Sometimes, even when I can see through a marketing message, I voluntarily submit to it. If they have not already, academics in marketing should explore this and share the results with their colleagues in practice so that we are all obliged to buy against our own better judgment (ha—wait! That’s not funny).
This is why I own a pair of so-called FitFlops, with their proprietary “microwobbleboard” technology. Please don’t say anything. I know how incredibly stupid that sounds. But these shoes are the brainchild of Marcia Kilgore of Bliss and its cheaper cousin Soap & Glory – both companies that lean heavily on wordplay as part of their brand identity (ie, FatGirlSlim, Sexy Mother Pucker). With that kind of provenance, it’s amazing that FitFlops emerged with a more-or-less innocuous moniker.
Anyhoo. The FitFlop is purported to engage more muscle groups than the average shoe as one walks about. That they’re ugly is the price of fitness. I bought them because I wear flip flops when I walk the dogs and figured that the FitFlop at least had the potential to provide an incremental benefit over your standard-issue flip flop. And in fact, my hips were sore the first time I wore them, suggesting that they’re at least forcing me to adjust my gait. When I chuck them off to go about barefoot again, I experience a fleeting sea legs-type readjustment period. So something’s going on.
Yesterday my trainer showed me her brand new Vibram Five Fingers. Hers are black and pretty low-profile, not like the pale gray/chartreuse versions I was horrified to see some guy walking about in last year.

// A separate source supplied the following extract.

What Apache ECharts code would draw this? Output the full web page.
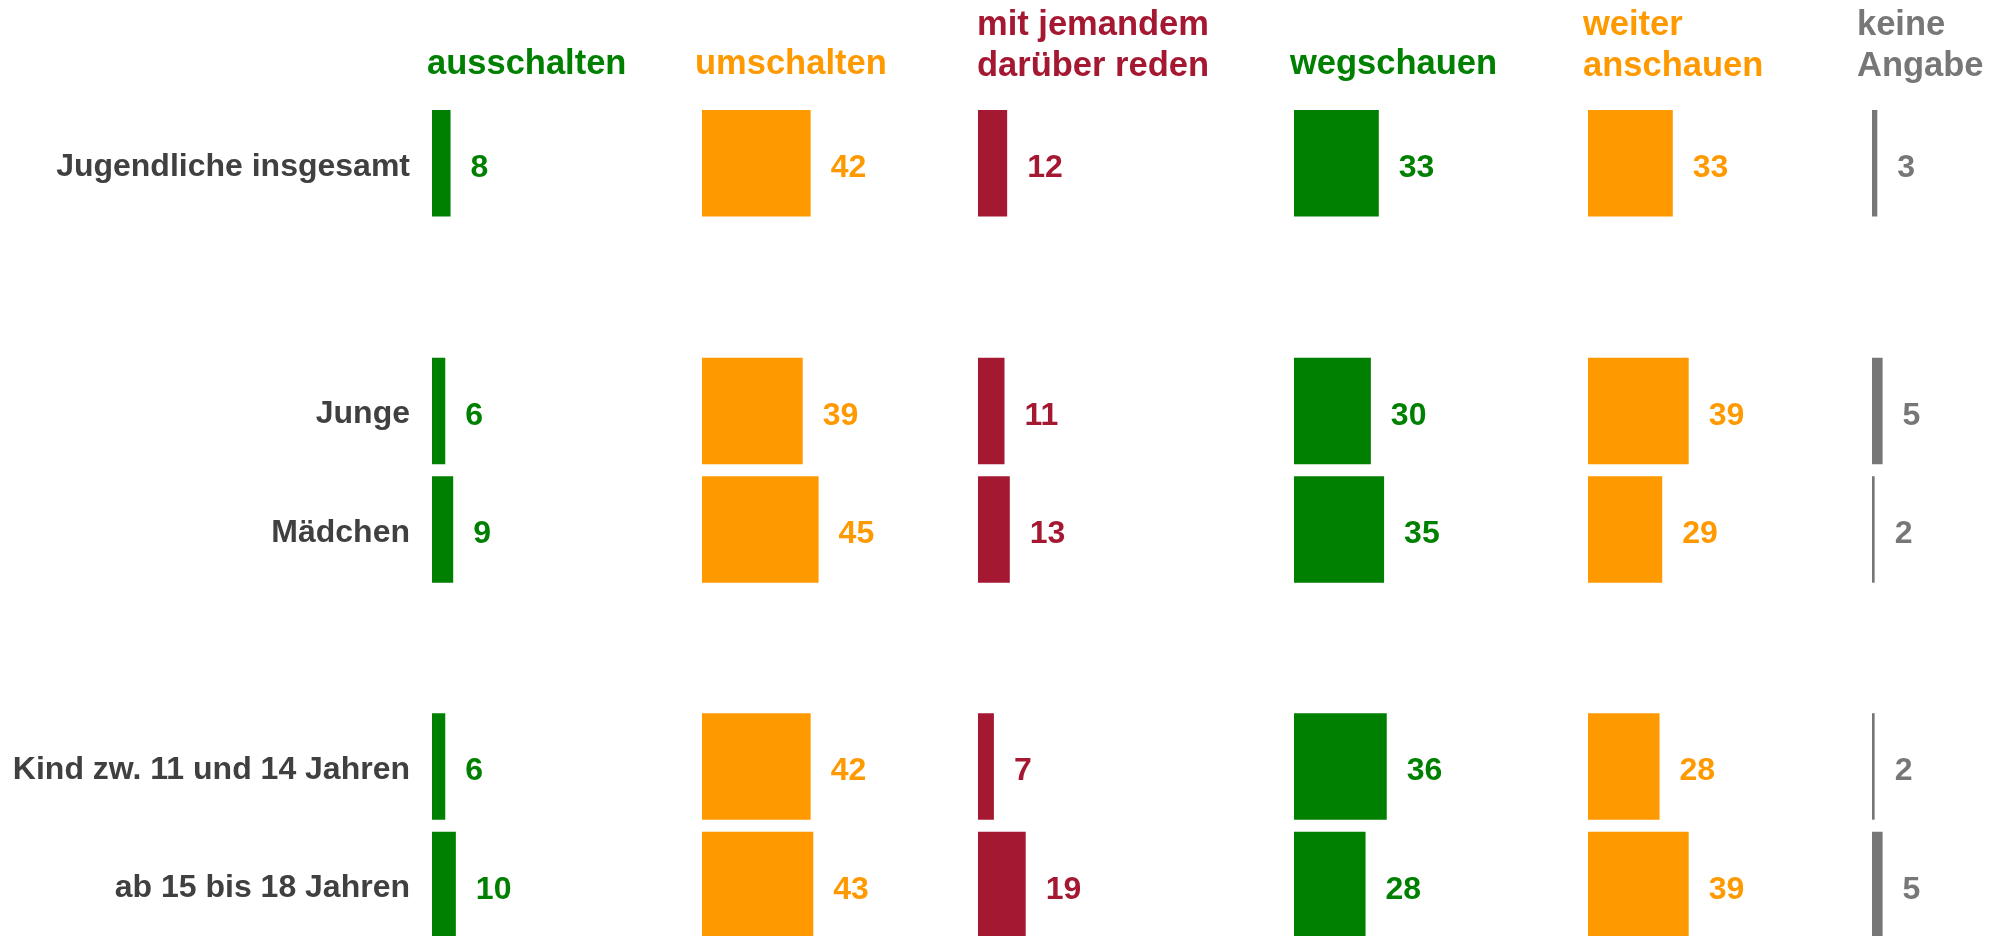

I point this out because more powerful than any marketing message is genuine word-of-mouth. I was actively repulsed by the VFF until I checked hers out. Then I wondered if such a shoe could allow me to safely approximate the barefoot running experience. She said there was a dark pink indoor-only version and I wondered if they would be a better around-the-house shoe than my flip flops.
What?! Just last year, I decreed these the foulest shoes I’ve ever had the misfortune to see on the street. I’m still slightly squicked out by the idea of my little toes forced apart by those oddpockets. But I’m curious. And if VFF would do away with the kindergarten-by-way-of-the-spa color schemes, maybe I’d be even more inclined to buy them.
This, I’m sure, is part of some extensively documented process people go through when confronted with new products: rejection, curiosity, something here, acceptance. This pattern probably goes hand-in-glove (toe-in-oddpocket?) with the early adopter-to-broad-acceptance model of technology diffusion through the marketplace. Right? If I wasn’t running on a significant sleep deficit and all zonked out, I’d go on SSRN or something and put a name to these phenomena. Hell, even Wikipedia’s bound to yield something.
But instead I’m just going to throw up my hands. For a short week, this one’s sure felt long.